Direction: Everything from the line with "Convert this chart to Plotly code." through the line with "return str(int(v)) if", inclusive, should be repeated exactly, except the pictures.

Recorded information:
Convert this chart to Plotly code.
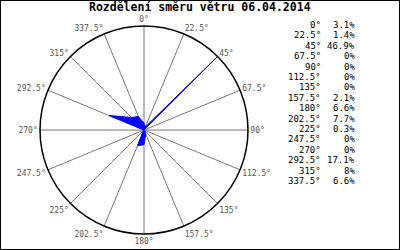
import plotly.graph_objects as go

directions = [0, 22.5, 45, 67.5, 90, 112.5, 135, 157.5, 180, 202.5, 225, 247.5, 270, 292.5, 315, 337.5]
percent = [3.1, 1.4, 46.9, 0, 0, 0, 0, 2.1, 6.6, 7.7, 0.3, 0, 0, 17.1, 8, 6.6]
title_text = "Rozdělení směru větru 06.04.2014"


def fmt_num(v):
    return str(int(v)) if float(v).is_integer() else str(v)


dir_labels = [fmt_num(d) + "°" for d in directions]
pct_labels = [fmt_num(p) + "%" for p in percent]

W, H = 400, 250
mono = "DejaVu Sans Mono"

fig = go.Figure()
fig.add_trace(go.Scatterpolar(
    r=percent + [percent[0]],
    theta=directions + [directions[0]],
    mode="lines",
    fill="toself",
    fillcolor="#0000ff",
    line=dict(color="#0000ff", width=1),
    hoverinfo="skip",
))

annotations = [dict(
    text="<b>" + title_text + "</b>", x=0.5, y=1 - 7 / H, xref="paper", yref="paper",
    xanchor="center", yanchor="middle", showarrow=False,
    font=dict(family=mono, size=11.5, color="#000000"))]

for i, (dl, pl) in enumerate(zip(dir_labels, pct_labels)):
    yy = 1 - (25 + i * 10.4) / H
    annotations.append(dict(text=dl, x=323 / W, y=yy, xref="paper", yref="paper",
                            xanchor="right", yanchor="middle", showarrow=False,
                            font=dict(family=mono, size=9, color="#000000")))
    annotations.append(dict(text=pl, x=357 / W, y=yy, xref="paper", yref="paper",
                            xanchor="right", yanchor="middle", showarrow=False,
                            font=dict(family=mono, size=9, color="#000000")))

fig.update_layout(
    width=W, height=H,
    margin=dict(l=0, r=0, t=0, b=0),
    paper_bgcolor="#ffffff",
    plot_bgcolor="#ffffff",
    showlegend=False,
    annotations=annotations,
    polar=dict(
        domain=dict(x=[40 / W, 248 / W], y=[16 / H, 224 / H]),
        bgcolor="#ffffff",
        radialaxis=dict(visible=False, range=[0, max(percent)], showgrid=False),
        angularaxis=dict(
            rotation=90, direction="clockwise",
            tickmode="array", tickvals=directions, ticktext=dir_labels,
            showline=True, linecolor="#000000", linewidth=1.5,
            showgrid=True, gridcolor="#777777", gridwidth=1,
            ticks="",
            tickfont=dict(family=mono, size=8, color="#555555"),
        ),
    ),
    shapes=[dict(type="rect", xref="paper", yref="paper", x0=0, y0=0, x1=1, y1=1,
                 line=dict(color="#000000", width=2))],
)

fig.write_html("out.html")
* * *
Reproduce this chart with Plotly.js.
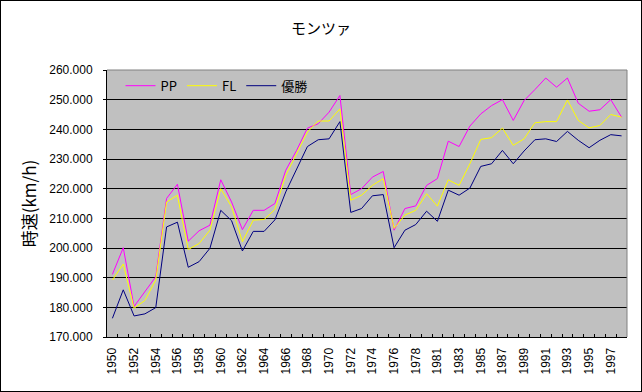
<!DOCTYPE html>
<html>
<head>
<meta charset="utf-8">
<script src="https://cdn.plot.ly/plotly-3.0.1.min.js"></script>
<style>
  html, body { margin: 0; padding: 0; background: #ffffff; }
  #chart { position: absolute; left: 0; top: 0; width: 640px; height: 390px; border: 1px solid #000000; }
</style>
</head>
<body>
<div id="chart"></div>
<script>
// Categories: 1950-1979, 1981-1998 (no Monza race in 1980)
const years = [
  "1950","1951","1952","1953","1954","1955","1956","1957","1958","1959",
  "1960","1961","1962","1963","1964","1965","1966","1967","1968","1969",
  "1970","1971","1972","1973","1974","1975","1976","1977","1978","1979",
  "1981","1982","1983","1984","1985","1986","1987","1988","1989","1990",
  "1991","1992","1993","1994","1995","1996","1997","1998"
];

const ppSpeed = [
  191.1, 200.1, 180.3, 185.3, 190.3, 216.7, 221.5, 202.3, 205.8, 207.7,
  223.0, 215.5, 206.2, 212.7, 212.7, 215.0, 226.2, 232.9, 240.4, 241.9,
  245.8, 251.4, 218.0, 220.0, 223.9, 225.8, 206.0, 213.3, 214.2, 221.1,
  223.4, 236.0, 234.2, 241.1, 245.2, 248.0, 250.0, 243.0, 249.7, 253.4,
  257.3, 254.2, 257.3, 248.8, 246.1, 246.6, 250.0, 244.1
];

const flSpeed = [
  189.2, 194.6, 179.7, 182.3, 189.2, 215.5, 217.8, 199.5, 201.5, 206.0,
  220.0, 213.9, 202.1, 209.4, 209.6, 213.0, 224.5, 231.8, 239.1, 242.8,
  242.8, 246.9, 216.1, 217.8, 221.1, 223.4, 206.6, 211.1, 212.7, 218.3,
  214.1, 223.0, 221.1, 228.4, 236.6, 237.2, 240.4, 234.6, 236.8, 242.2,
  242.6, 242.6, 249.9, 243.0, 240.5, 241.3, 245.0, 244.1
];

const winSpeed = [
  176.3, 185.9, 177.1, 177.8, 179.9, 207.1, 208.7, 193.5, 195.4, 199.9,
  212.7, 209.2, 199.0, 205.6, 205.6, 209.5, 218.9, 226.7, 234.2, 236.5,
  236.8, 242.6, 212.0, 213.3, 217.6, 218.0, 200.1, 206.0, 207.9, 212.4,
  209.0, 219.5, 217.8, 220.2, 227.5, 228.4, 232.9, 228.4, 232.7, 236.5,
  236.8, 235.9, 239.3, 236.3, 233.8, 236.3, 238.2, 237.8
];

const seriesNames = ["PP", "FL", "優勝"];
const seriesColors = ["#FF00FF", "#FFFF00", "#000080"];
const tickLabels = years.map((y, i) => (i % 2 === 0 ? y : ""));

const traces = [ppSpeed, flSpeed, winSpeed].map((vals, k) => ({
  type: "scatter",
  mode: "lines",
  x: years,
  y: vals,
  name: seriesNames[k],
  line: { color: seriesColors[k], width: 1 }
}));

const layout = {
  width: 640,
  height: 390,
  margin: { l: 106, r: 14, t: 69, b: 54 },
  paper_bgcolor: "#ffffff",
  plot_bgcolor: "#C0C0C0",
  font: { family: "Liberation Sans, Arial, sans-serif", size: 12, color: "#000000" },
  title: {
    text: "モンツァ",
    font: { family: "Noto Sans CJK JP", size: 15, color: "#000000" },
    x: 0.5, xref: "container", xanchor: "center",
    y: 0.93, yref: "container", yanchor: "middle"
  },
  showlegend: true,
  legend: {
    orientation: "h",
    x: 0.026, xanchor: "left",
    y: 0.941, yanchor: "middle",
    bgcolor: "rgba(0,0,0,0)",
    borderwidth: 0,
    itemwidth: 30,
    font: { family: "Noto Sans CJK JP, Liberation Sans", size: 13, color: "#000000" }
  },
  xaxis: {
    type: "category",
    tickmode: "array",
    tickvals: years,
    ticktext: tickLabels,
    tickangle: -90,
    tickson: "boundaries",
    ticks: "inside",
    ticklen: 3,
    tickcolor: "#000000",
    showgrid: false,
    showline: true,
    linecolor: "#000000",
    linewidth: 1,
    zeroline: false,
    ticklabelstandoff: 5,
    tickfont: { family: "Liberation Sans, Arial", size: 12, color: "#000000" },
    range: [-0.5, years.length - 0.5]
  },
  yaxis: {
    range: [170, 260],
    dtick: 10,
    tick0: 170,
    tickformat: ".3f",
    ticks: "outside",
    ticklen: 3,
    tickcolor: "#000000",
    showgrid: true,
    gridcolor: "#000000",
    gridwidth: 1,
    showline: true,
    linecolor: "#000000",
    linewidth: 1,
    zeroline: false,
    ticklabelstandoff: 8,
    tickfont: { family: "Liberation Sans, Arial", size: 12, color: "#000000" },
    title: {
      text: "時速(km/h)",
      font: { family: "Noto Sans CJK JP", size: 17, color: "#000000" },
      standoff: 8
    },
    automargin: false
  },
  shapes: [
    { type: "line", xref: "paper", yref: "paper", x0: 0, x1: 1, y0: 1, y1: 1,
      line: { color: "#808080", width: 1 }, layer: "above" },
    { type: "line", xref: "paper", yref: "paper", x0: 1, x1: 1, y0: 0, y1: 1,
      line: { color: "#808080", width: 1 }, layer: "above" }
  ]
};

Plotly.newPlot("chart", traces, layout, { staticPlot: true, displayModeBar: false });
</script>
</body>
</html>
* * *
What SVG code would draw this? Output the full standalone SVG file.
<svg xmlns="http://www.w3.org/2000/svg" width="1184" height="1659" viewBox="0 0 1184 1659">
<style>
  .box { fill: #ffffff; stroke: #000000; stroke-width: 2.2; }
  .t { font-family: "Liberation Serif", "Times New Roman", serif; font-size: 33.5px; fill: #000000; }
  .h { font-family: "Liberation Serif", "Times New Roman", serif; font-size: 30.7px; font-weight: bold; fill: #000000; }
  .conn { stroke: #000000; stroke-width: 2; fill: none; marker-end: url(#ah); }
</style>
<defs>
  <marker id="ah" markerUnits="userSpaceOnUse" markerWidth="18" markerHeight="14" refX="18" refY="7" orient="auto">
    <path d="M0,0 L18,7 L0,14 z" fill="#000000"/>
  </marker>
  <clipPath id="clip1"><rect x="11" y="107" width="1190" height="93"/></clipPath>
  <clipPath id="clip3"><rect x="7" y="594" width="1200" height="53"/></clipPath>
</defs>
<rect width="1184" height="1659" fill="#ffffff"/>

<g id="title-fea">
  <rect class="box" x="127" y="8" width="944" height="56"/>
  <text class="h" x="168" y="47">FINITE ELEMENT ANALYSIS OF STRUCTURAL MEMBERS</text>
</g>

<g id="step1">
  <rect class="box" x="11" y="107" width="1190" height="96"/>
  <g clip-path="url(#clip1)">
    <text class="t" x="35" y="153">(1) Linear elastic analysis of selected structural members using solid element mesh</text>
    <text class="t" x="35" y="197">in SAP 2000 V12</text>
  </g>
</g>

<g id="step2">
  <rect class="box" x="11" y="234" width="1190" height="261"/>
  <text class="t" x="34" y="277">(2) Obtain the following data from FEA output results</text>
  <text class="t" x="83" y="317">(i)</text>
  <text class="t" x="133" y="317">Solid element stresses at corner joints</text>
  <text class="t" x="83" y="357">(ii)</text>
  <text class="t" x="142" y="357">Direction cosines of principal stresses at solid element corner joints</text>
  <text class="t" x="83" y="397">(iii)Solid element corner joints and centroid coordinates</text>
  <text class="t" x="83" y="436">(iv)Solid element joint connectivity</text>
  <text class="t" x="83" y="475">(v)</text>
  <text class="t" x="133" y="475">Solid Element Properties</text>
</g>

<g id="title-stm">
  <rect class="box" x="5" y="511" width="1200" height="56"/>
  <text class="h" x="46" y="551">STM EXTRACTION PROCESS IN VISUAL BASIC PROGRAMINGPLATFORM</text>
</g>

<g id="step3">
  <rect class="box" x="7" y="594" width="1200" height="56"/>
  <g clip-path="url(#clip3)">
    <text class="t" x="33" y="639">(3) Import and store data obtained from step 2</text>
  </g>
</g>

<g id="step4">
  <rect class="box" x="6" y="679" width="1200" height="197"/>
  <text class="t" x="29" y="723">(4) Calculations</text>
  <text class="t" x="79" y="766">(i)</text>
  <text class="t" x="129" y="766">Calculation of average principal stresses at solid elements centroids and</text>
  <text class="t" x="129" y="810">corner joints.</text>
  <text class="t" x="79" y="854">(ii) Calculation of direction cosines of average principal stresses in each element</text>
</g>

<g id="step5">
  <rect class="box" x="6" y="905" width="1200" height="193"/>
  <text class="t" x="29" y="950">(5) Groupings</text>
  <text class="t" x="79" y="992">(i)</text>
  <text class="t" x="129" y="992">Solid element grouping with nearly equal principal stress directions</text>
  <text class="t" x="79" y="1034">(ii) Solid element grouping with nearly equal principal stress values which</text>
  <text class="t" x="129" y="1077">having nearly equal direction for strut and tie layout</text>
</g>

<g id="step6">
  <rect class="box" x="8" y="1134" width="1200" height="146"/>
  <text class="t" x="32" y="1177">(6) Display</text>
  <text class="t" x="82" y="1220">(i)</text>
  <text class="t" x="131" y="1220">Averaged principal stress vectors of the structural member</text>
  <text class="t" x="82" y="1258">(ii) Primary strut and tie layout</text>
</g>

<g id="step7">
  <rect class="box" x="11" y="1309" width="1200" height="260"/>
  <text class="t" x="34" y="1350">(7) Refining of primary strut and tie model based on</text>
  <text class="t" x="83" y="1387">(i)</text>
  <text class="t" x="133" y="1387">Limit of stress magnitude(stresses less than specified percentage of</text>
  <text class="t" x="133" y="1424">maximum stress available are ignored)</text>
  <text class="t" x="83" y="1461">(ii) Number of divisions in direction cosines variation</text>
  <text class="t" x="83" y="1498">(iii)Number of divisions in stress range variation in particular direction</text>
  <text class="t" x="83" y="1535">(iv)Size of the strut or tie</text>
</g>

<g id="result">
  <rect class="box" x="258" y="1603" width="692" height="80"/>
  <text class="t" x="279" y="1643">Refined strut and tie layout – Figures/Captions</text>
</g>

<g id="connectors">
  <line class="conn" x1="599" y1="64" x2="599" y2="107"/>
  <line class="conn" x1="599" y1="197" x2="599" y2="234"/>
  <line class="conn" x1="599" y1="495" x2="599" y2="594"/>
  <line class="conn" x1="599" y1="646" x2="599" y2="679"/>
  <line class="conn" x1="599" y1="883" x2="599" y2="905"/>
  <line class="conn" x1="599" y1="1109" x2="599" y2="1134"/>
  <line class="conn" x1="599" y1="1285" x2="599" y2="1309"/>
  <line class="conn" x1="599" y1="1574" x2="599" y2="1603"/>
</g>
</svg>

Solved problem:
Convert this chart to Plotly code.
import plotly.graph_objects as go

directions = [0, 22.5, 45, 67.5, 90, 112.5, 135, 157.5, 180, 202.5, 225, 247.5, 270, 292.5, 315, 337.5]
percent = [3.1, 1.4, 46.9, 0, 0, 0, 0, 2.1, 6.6, 7.7, 0.3, 0, 0, 17.1, 8, 6.6]
title_text = "Rozdělení směru větru 06.04.2014"


def fmt_num(v):
    return str(int(v)) if float(v).is_integer() else str(v)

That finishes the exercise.